Questions Probing (Hewitt & Liang) - ufal/NPFL095 GitHub Wiki

Background Info

  • The term MLP (Multilayer perceptron) is ambiguous. In this paper (and many others), it refers loosely to any feedforward (fully-connected) neural network (in this paper the ReLU activation is used, according to Section 3.1). Elsewhere, MLP could refer to multiple layers of perceptrons (with the threshold activation function).

  • Dropout is a regularization technique (i.e. a technique for reducing overfitting): when training neural networks, randomly chosen nodes are "dropped out", i.e. deleted from the network. Different nodes are dropped in each training step. In this paper, p is the drop probability, i.e. each node is dropped with probability p (and kept with probability 1-p). Other papers (including the original Srivastava et al. (2014), report p as the keep probability.

Questions

  1. What is the purpose of probes?

  2. What is the purpose of control tasks?

  3. What is selectivity? Can it be negative? Why?

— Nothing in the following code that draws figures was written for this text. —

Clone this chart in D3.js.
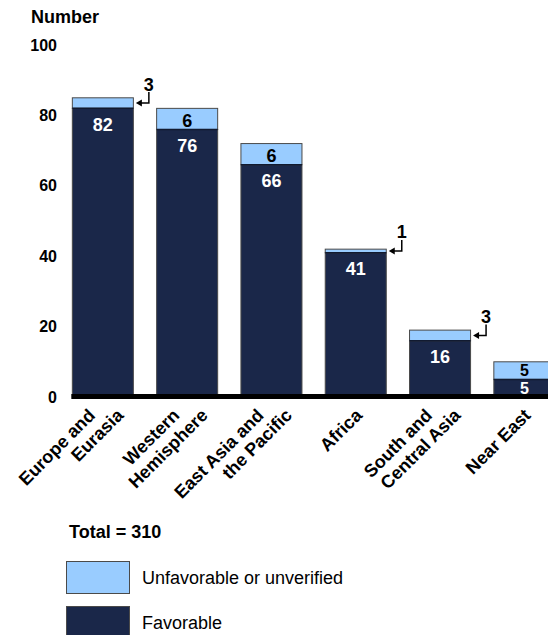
<!DOCTYPE html>
<html>
<head>
<meta charset="utf-8">
<script src="https://cdn.jsdelivr.net/npm/d3@7"></script>
<style>
  html, body { margin: 0; padding: 0; background: #ffffff; }
  svg { display: block; font-family: "Liberation Sans", Arial, sans-serif; }
</style>
</head>
<body>
<svg id="chart" width="548" height="635"></svg>
<script>
// Regions and their counts
const categories = ["Europe and Eurasia", "Western Hemisphere", "East Asia and the Pacific", "Africa", "South and Central Asia", "Near East"];
const categoryLines = [["Europe and", "Eurasia"], ["Western", "Hemisphere"], ["East Asia and", "the Pacific"], ["Africa"], ["South and", "Central Asia"], ["Near East"]];
const favorable = [82, 76, 66, 41, 16, 5];
const unfavorable = [3, 6, 6, 1, 3, 5];
const yTicks = [0, 20, 40, 60, 80, 100];
const seriesNames = ["Unfavorable or unverified", "Favorable"];

const NAVY = "#1a2749";
const LIGHT = "#99ccff";
const OUTLINE = "#4a4a4a";

const svg = d3.select("#chart");

const x = d3.scaleBand()
  .domain(categories)
  .range([60.7, 566.5])
  .paddingInner(0.276)
  .paddingOuter(0.138);

const y = d3.scaleLinear().domain([0, 100]).range([397, 45]);

// axis title
svg.append("text")
  .attr("x", 31).attr("y", 23)
  .attr("font-size", 18).attr("font-weight", "bold")
  .text("Number");

// y tick labels (no axis line, no tick marks)
const yAxis = d3.axisLeft(y).tickValues(yTicks).tickSize(0).tickPadding(0);
const yg = svg.append("g").attr("transform", "translate(57,0)").call(yAxis);
yg.select(".domain").remove();
yg.selectAll("text")
  .attr("font-size", 16).attr("font-weight", "bold")
  .attr("font-family", "Liberation Sans, Arial, sans-serif")
  .attr("fill", "#000");

const rows = categories.map((c, i) => ({ c, fav: favorable[i], unf: unfavorable[i], lines: categoryLines[i] }));

const bars = svg.append("g");
// favorable (bottom) segment
bars.selectAll("rect.fav").data(rows).join("rect")
  .attr("class", "fav")
  .attr("x", d => x(d.c)).attr("width", x.bandwidth())
  .attr("y", d => y(d.fav)).attr("height", d => y(0) - y(d.fav))
  .attr("fill", NAVY).attr("stroke", OUTLINE).attr("stroke-width", 1);
// unfavorable (top) segment
bars.selectAll("rect.unf").data(rows).join("rect")
  .attr("class", "unf")
  .attr("x", d => x(d.c)).attr("width", x.bandwidth())
  .attr("y", d => y(d.fav + d.unf)).attr("height", d => y(d.fav) - y(d.fav + d.unf))
  .attr("fill", LIGHT).attr("stroke", OUTLINE).attr("stroke-width", 1);
// divider between segments
bars.selectAll("line.div").data(rows).join("line")
  .attr("x1", d => x(d.c)).attr("x2", d => x(d.c) + x.bandwidth())
  .attr("y1", d => y(d.fav)).attr("y2", d => y(d.fav))
  .attr("stroke", "#111a30").attr("stroke-width", 1.5);

// baseline
svg.append("line")
  .attr("x1", x(categories[0]) - 1).attr("x2", 548)
  .attr("y1", y(0) - 0.5).attr("y2", y(0) - 0.5)
  .attr("stroke", "#000").attr("stroke-width", 5);

// favorable value labels
const labels = svg.append("g").attr("font-weight", "bold").attr("text-anchor", "middle");
const favH = d => y(0) - y(d.fav);
const unfH = d => y(d.fav) - y(d.fav + d.unf);
labels.selectAll("text.fav").data(rows).join("text")
  .attr("x", d => x(d.c) + x.bandwidth() / 2)
  .attr("y", d => favH(d) < 32 ? y(d.fav) + favH(d) / 2 + 0.5 : y(d.fav) + 16)
  .attr("dy", "0.36em")
  .attr("font-size", d => favH(d) < 20 ? 16 : 18)
  .attr("fill", "#fff")
  .text(d => d.fav);

// unfavorable value labels: inside if the segment is tall enough, otherwise a callout
const inside = rows.filter(d => unfH(d) >= 15);
const callout = rows.filter(d => unfH(d) < 15);

labels.selectAll("text.unf").data(inside).join("text")
  .attr("x", d => x(d.c) + x.bandwidth() / 2)
  .attr("y", d => (y(d.fav) + y(d.fav + d.unf)) / 2 + (unfH(d) < 20 ? 0 : 1.5))
  .attr("dy", "0.36em")
  .attr("font-size", d => unfH(d) < 20 ? 16 : 18)
  .attr("fill", "#000")
  .text(d => d.unf);

const co = svg.append("g");
callout.forEach(d => {
  const tipX = x(d.c) + x.bandwidth() + 2.5;
  const cy = y(d.fav + d.unf / 2);
  const cx = tipX + 13;
  co.append("path")
    .attr("d", `M${cx},${cy - 11}V${cy}H${tipX + 4}`)
    .attr("fill", "none").attr("stroke", "#000").attr("stroke-width", 1.5);
  co.append("path")
    .attr("d", `M${tipX},${cy}L${tipX + 6},${cy - 3.5}L${tipX + 6},${cy + 3.5}Z`)
    .attr("fill", "#000");
  co.append("text")
    .attr("x", cx).attr("y", cy - 19).attr("dy", "0.36em")
    .attr("text-anchor", "middle").attr("font-size", 18).attr("font-weight", "bold")
    .text(d.unf);
});

// rotated category labels
const cat = svg.append("g").attr("font-size", 18).attr("font-weight", "bold");
rows.forEach(d => {
  const n = d.lines.length;
  const cxBand = x(d.c) + x.bandwidth() / 2;
  d.lines.forEach((line, i) => {
    const px = cxBand + 3 + (i - (n - 1) / 2) * 28.3;
    cat.append("text")
      .attr("transform", `translate(${px},412) rotate(-45)`)
      .attr("text-anchor", "end")
      .attr("dy", "0.35em")
      .text(line);
  });
});

// legend
const total = d3.sum(favorable) + d3.sum(unfavorable);
svg.append("text")
  .attr("x", 69).attr("y", 538)
  .attr("font-size", 18).attr("font-weight", "bold")
  .text(`Total = ${total}`);

const legend = svg.append("g");
[LIGHT, NAVY].forEach((col, i) => {
  const top = 561 + i * 45;
  legend.append("rect")
    .attr("x", 66.5).attr("y", top + 0.5).attr("width", 63).attr("height", 32)
    .attr("fill", col).attr("stroke", OUTLINE).attr("stroke-width", 1);
  legend.append("text")
    .attr("x", 142).attr("y", top + 17).attr("dy", "0.35em")
    .attr("font-size", 18)
    .text(seriesNames[i]);
});
</script>
</body>
</html>
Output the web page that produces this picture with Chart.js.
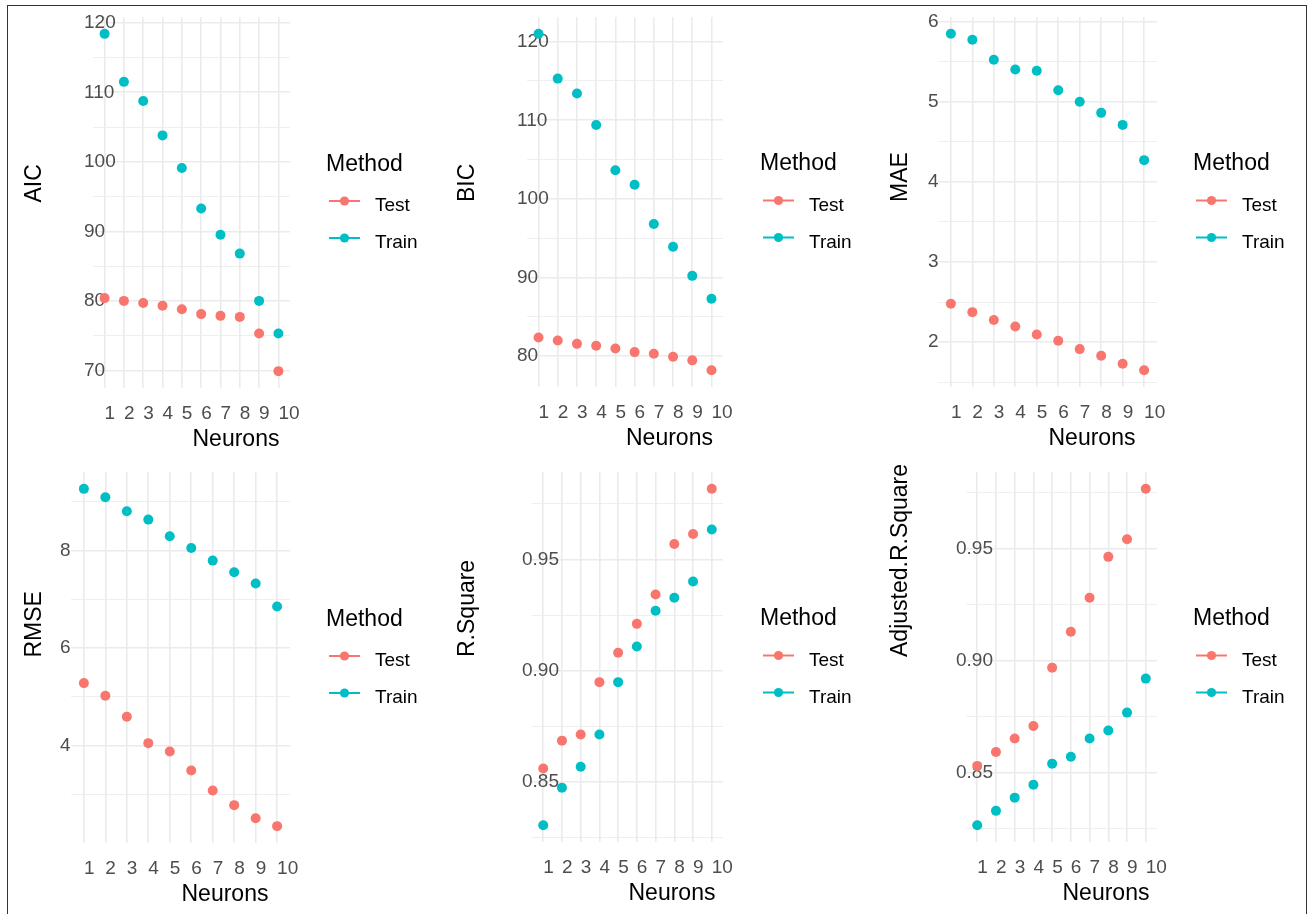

  4. Last week, we discussed feature-based vs. fine-tuning approaches. Which approach is being used in this paper? Could we use also the other approach for probes? Why?

  5. You have the pre-trained ELMo model and standard English PoS tagging training data (PennTB), but no other data. You should design the best possible English PoS tagger (ideally, performing well also on non-PennTB texts). How would you proceed? Would you use ELMo1 (the 1st layer) or ELMo2 (the 2nd layer) or something else? Why?

Works Cited

Srivastava, Nitish, et al. "Dropout: a simple way to prevent neural networks from overfitting." The journal of machine learning research 15.1 (2014): 1929-1958.